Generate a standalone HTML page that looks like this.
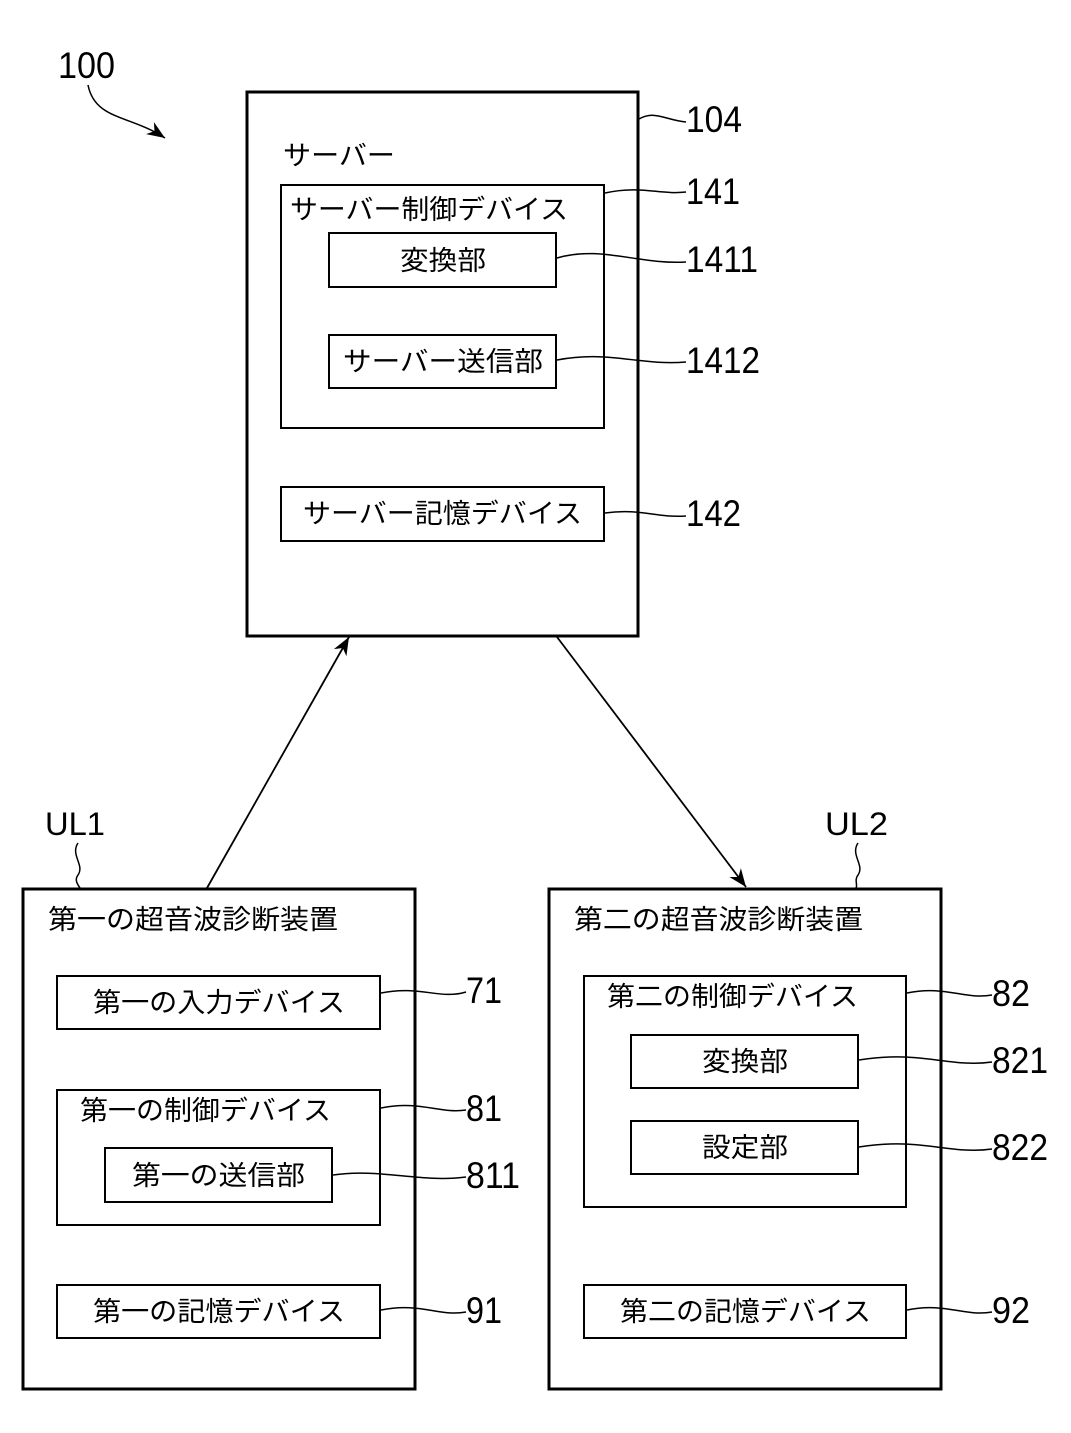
<!DOCTYPE html>
<html><head><meta charset="utf-8"><style>
html,body{margin:0;padding:0;background:#fff;}
svg{display:block;}
.j{font-family:"Liberation Sans","Noto Sans CJK JP",sans-serif;font-size:27px;fill:#000;}
.n{font-family:"Liberation Sans",sans-serif;font-size:37px;fill:#000;}
.u{font-family:"Liberation Sans",sans-serif;font-size:32px;fill:#000;}
</style></head><body>
<svg width="1071" height="1433" viewBox="0 0 1071 1433" xmlns="http://www.w3.org/2000/svg">
<defs>
<marker id="ah" viewBox="0 0 10 10" refX="10" refY="5" markerWidth="10" markerHeight="10" markerUnits="userSpaceOnUse" orient="auto">
<path d="M0,1 L10,5 L0,9 L3,5 z" fill="#000"/>
</marker>
<marker id="ah2" viewBox="0 0 10 10" refX="10" refY="5" markerWidth="22" markerHeight="18" markerUnits="userSpaceOnUse" orient="auto">
<path d="M0,1 L10,5 L0,9 L3,5 z" fill="#000"/>
</marker>
</defs>
<g fill="none" stroke="#000">
<!-- server -->
<rect x="247" y="92" width="391" height="544" stroke-width="3"/>
<rect x="281" y="185" width="323" height="243" stroke-width="2"/>
<rect x="329" y="233" width="227" height="54" stroke-width="2"/>
<rect x="329" y="335" width="227" height="53" stroke-width="2"/>
<rect x="281" y="487" width="323" height="54" stroke-width="2"/>
<!-- UL1 -->
<rect x="23" y="889" width="392" height="500" stroke-width="3"/>
<rect x="57" y="976" width="323" height="53" stroke-width="2"/>
<rect x="57" y="1090" width="323" height="135" stroke-width="2"/>
<rect x="105" y="1148" width="227" height="54" stroke-width="2"/>
<rect x="57" y="1285" width="323" height="53" stroke-width="2"/>
<!-- UL2 -->
<rect x="549" y="889" width="392" height="500" stroke-width="3"/>
<rect x="584" y="976" width="322" height="231" stroke-width="2"/>
<rect x="631" y="1035" width="227" height="53" stroke-width="2"/>
<rect x="631" y="1121" width="227" height="53" stroke-width="2"/>
<rect x="584" y="1285" width="322" height="53" stroke-width="2"/>
<!-- leaders -->
<g stroke-width="1.5">
<path d="M639,119 C655,110 665,120 686,122"/>
<path d="M605,193 C640,185 660,195 686,192"/>
<path d="M557,258 C600,245 640,265 686,262"/>
<path d="M557,360 C610,350 640,366 686,362"/>
<path d="M605,513 C640,508 655,518 686,516"/>
<path d="M381,993 C420,985 440,1000 466,992"/>
<path d="M381,1108 C420,1100 440,1114 466,1110"/>
<path d="M333,1175 C380,1168 420,1183 466,1177"/>
<path d="M381,1310 C420,1302 440,1317 466,1312"/>
<path d="M907,993 C945,985 965,1000 992,995"/>
<path d="M859,1060 C920,1050 950,1068 992,1062"/>
<path d="M859,1147 C920,1137 950,1155 992,1149"/>
<path d="M907,1310 C945,1302 965,1317 992,1312"/>
<path d="M78,843 C70,855 85,865 78,875 C74,880 78,885 80,888"/>
<path d="M858,843 C850,855 865,865 858,875 C854,880 858,885 856,888"/>
</g>
<path d="M88,85 C95,120 130,115 165,138" stroke-width="1.5" marker-end="url(#ah2)"/>
<path d="M207,888 L349,637" stroke-width="1.8" marker-end="url(#ah2)"/>
<path d="M557,637 L746,887" stroke-width="1.8" marker-end="url(#ah2)"/>
</g>
<!-- text -->
<text class="j" x="283" y="165" textLength="112" lengthAdjust="spacingAndGlyphs">サーバー</text>
<text class="j" x="290" y="219" textLength="278" lengthAdjust="spacingAndGlyphs">サーバー制御デバイス</text>
<text class="j" x="400" y="270" textLength="86" lengthAdjust="spacingAndGlyphs">変換部</text>
<text class="j" x="343" y="371" textLength="200" lengthAdjust="spacingAndGlyphs">サーバー送信部</text>
<text class="j" x="303" y="523" textLength="279" lengthAdjust="spacingAndGlyphs">サーバー記憶デバイス</text>
<text class="j" x="48" y="929" textLength="290" lengthAdjust="spacingAndGlyphs">第一の超音波診断装置</text>
<text class="j" x="93" y="1012" textLength="252" lengthAdjust="spacingAndGlyphs">第一の入力デバイス</text>
<text class="j" x="80" y="1120" textLength="251" lengthAdjust="spacingAndGlyphs">第一の制御デバイス</text>
<text class="j" x="132" y="1185" textLength="173" lengthAdjust="spacingAndGlyphs">第一の送信部</text>
<text class="j" x="93" y="1321" textLength="252" lengthAdjust="spacingAndGlyphs">第一の記憶デバイス</text>
<text class="j" x="574" y="929" textLength="289" lengthAdjust="spacingAndGlyphs">第二の超音波診断装置</text>
<text class="j" x="607" y="1006" textLength="251" lengthAdjust="spacingAndGlyphs">第二の制御デバイス</text>
<text class="j" x="702" y="1071" textLength="86" lengthAdjust="spacingAndGlyphs">変換部</text>
<text class="j" x="702" y="1157" textLength="86" lengthAdjust="spacingAndGlyphs">設定部</text>
<text class="j" x="620" y="1321" textLength="251" lengthAdjust="spacingAndGlyphs">第二の記憶デバイス</text>
<text class="n" x="58" y="78" textLength="57" lengthAdjust="spacingAndGlyphs">100</text>
<text class="n" x="686" y="132" textLength="56" lengthAdjust="spacingAndGlyphs">104</text>
<text class="n" x="686" y="204" textLength="54" lengthAdjust="spacingAndGlyphs">141</text>
<text class="n" x="686" y="272" textLength="72" lengthAdjust="spacingAndGlyphs">1411</text>
<text class="n" x="686" y="373" textLength="74" lengthAdjust="spacingAndGlyphs">1412</text>
<text class="n" x="686" y="526" textLength="55" lengthAdjust="spacingAndGlyphs">142</text>
<text class="n" x="466" y="1003" textLength="36" lengthAdjust="spacingAndGlyphs">71</text>
<text class="n" x="466" y="1121" textLength="36" lengthAdjust="spacingAndGlyphs">81</text>
<text class="n" x="466" y="1188" textLength="54" lengthAdjust="spacingAndGlyphs">811</text>
<text class="n" x="466" y="1323" textLength="36" lengthAdjust="spacingAndGlyphs">91</text>
<text class="n" x="992" y="1006" textLength="38" lengthAdjust="spacingAndGlyphs">82</text>
<text class="n" x="992" y="1073" textLength="56" lengthAdjust="spacingAndGlyphs">821</text>
<text class="n" x="992" y="1160" textLength="56" lengthAdjust="spacingAndGlyphs">822</text>
<text class="n" x="992" y="1323" textLength="38" lengthAdjust="spacingAndGlyphs">92</text>
<text class="u" x="45" y="835" textLength="60" lengthAdjust="spacingAndGlyphs">UL1</text>
<text class="u" x="825" y="835" textLength="63" lengthAdjust="spacingAndGlyphs">UL2</text>
</svg>
</body></html>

#### WHAT YOU HAVE TO DO
Each line of the data should be quoted exactly, with pictures left out.

#### THE ANSWER
Generate a standalone HTML page that looks like this.
<!DOCTYPE html>
<html><head><meta charset="utf-8"><style>
html,body{margin:0;padding:0;background:#fff;}
svg{display:block;}
.j{font-family:"Liberation Sans","Noto Sans CJK JP",sans-serif;font-size:27px;fill:#000;}
.n{font-family:"Liberation Sans",sans-serif;font-size:37px;fill:#000;}
.u{font-family:"Liberation Sans",sans-serif;font-size:32px;fill:#000;}
</style></head><body>
<svg width="1071" height="1433" viewBox="0 0 1071 1433" xmlns="http://www.w3.org/2000/svg">
<defs>
<marker id="ah" viewBox="0 0 10 10" refX="10" refY="5" markerWidth="10" markerHeight="10" markerUnits="userSpaceOnUse" orient="auto">
<path d="M0,1 L10,5 L0,9 L3,5 z" fill="#000"/>
</marker>
<marker id="ah2" viewBox="0 0 10 10" refX="10" refY="5" markerWidth="22" markerHeight="18" markerUnits="userSpaceOnUse" orient="auto">
<path d="M0,1 L10,5 L0,9 L3,5 z" fill="#000"/>
</marker>
</defs>
<g fill="none" stroke="#000">
<!-- server -->
<rect x="247" y="92" width="391" height="544" stroke-width="3"/>
<rect x="281" y="185" width="323" height="243" stroke-width="2"/>
<rect x="329" y="233" width="227" height="54" stroke-width="2"/>
<rect x="329" y="335" width="227" height="53" stroke-width="2"/>
<rect x="281" y="487" width="323" height="54" stroke-width="2"/>
<!-- UL1 -->
<rect x="23" y="889" width="392" height="500" stroke-width="3"/>
<rect x="57" y="976" width="323" height="53" stroke-width="2"/>
<rect x="57" y="1090" width="323" height="135" stroke-width="2"/>
<rect x="105" y="1148" width="227" height="54" stroke-width="2"/>
<rect x="57" y="1285" width="323" height="53" stroke-width="2"/>
<!-- UL2 -->
<rect x="549" y="889" width="392" height="500" stroke-width="3"/>
<rect x="584" y="976" width="322" height="231" stroke-width="2"/>
<rect x="631" y="1035" width="227" height="53" stroke-width="2"/>
<rect x="631" y="1121" width="227" height="53" stroke-width="2"/>
<rect x="584" y="1285" width="322" height="53" stroke-width="2"/>
<!-- leaders -->
<g stroke-width="1.5">
<path d="M639,119 C655,110 665,120 686,122"/>
<path d="M605,193 C640,185 660,195 686,192"/>
<path d="M557,258 C600,245 640,265 686,262"/>
<path d="M557,360 C610,350 640,366 686,362"/>
<path d="M605,513 C640,508 655,518 686,516"/>
<path d="M381,993 C420,985 440,1000 466,992"/>
<path d="M381,1108 C420,1100 440,1114 466,1110"/>
<path d="M333,1175 C380,1168 420,1183 466,1177"/>
<path d="M381,1310 C420,1302 440,1317 466,1312"/>
<path d="M907,993 C945,985 965,1000 992,995"/>
<path d="M859,1060 C920,1050 950,1068 992,1062"/>
<path d="M859,1147 C920,1137 950,1155 992,1149"/>
<path d="M907,1310 C945,1302 965,1317 992,1312"/>
<path d="M78,843 C70,855 85,865 78,875 C74,880 78,885 80,888"/>
<path d="M858,843 C850,855 865,865 858,875 C854,880 858,885 856,888"/>
</g>
<path d="M88,85 C95,120 130,115 165,138" stroke-width="1.5" marker-end="url(#ah2)"/>
<path d="M207,888 L349,637" stroke-width="1.8" marker-end="url(#ah2)"/>
<path d="M557,637 L746,887" stroke-width="1.8" marker-end="url(#ah2)"/>
</g>
<!-- text -->
<text class="j" x="283" y="165" textLength="112" lengthAdjust="spacingAndGlyphs">サーバー</text>
<text class="j" x="290" y="219" textLength="278" lengthAdjust="spacingAndGlyphs">サーバー制御デバイス</text>
<text class="j" x="400" y="270" textLength="86" lengthAdjust="spacingAndGlyphs">変換部</text>
<text class="j" x="343" y="371" textLength="200" lengthAdjust="spacingAndGlyphs">サーバー送信部</text>
<text class="j" x="303" y="523" textLength="279" lengthAdjust="spacingAndGlyphs">サーバー記憶デバイス</text>
<text class="j" x="48" y="929" textLength="290" lengthAdjust="spacingAndGlyphs">第一の超音波診断装置</text>
<text class="j" x="93" y="1012" textLength="252" lengthAdjust="spacingAndGlyphs">第一の入力デバイス</text>
<text class="j" x="80" y="1120" textLength="251" lengthAdjust="spacingAndGlyphs">第一の制御デバイス</text>
<text class="j" x="132" y="1185" textLength="173" lengthAdjust="spacingAndGlyphs">第一の送信部</text>
<text class="j" x="93" y="1321" textLength="252" lengthAdjust="spacingAndGlyphs">第一の記憶デバイス</text>
<text class="j" x="574" y="929" textLength="289" lengthAdjust="spacingAndGlyphs">第二の超音波診断装置</text>
<text class="j" x="607" y="1006" textLength="251" lengthAdjust="spacingAndGlyphs">第二の制御デバイス</text>
<text class="j" x="702" y="1071" textLength="86" lengthAdjust="spacingAndGlyphs">変換部</text>
<text class="j" x="702" y="1157" textLength="86" lengthAdjust="spacingAndGlyphs">設定部</text>
<text class="j" x="620" y="1321" textLength="251" lengthAdjust="spacingAndGlyphs">第二の記憶デバイス</text>
<text class="n" x="58" y="78" textLength="57" lengthAdjust="spacingAndGlyphs">100</text>
<text class="n" x="686" y="132" textLength="56" lengthAdjust="spacingAndGlyphs">104</text>
<text class="n" x="686" y="204" textLength="54" lengthAdjust="spacingAndGlyphs">141</text>
<text class="n" x="686" y="272" textLength="72" lengthAdjust="spacingAndGlyphs">1411</text>
<text class="n" x="686" y="373" textLength="74" lengthAdjust="spacingAndGlyphs">1412</text>
<text class="n" x="686" y="526" textLength="55" lengthAdjust="spacingAndGlyphs">142</text>
<text class="n" x="466" y="1003" textLength="36" lengthAdjust="spacingAndGlyphs">71</text>
<text class="n" x="466" y="1121" textLength="36" lengthAdjust="spacingAndGlyphs">81</text>
<text class="n" x="466" y="1188" textLength="54" lengthAdjust="spacingAndGlyphs">811</text>
<text class="n" x="466" y="1323" textLength="36" lengthAdjust="spacingAndGlyphs">91</text>
<text class="n" x="992" y="1006" textLength="38" lengthAdjust="spacingAndGlyphs">82</text>
<text class="n" x="992" y="1073" textLength="56" lengthAdjust="spacingAndGlyphs">821</text>
<text class="n" x="992" y="1160" textLength="56" lengthAdjust="spacingAndGlyphs">822</text>
<text class="n" x="992" y="1323" textLength="38" lengthAdjust="spacingAndGlyphs">92</text>
<text class="u" x="45" y="835" textLength="60" lengthAdjust="spacingAndGlyphs">UL1</text>
<text class="u" x="825" y="835" textLength="63" lengthAdjust="spacingAndGlyphs">UL2</text>
</svg>
</body></html>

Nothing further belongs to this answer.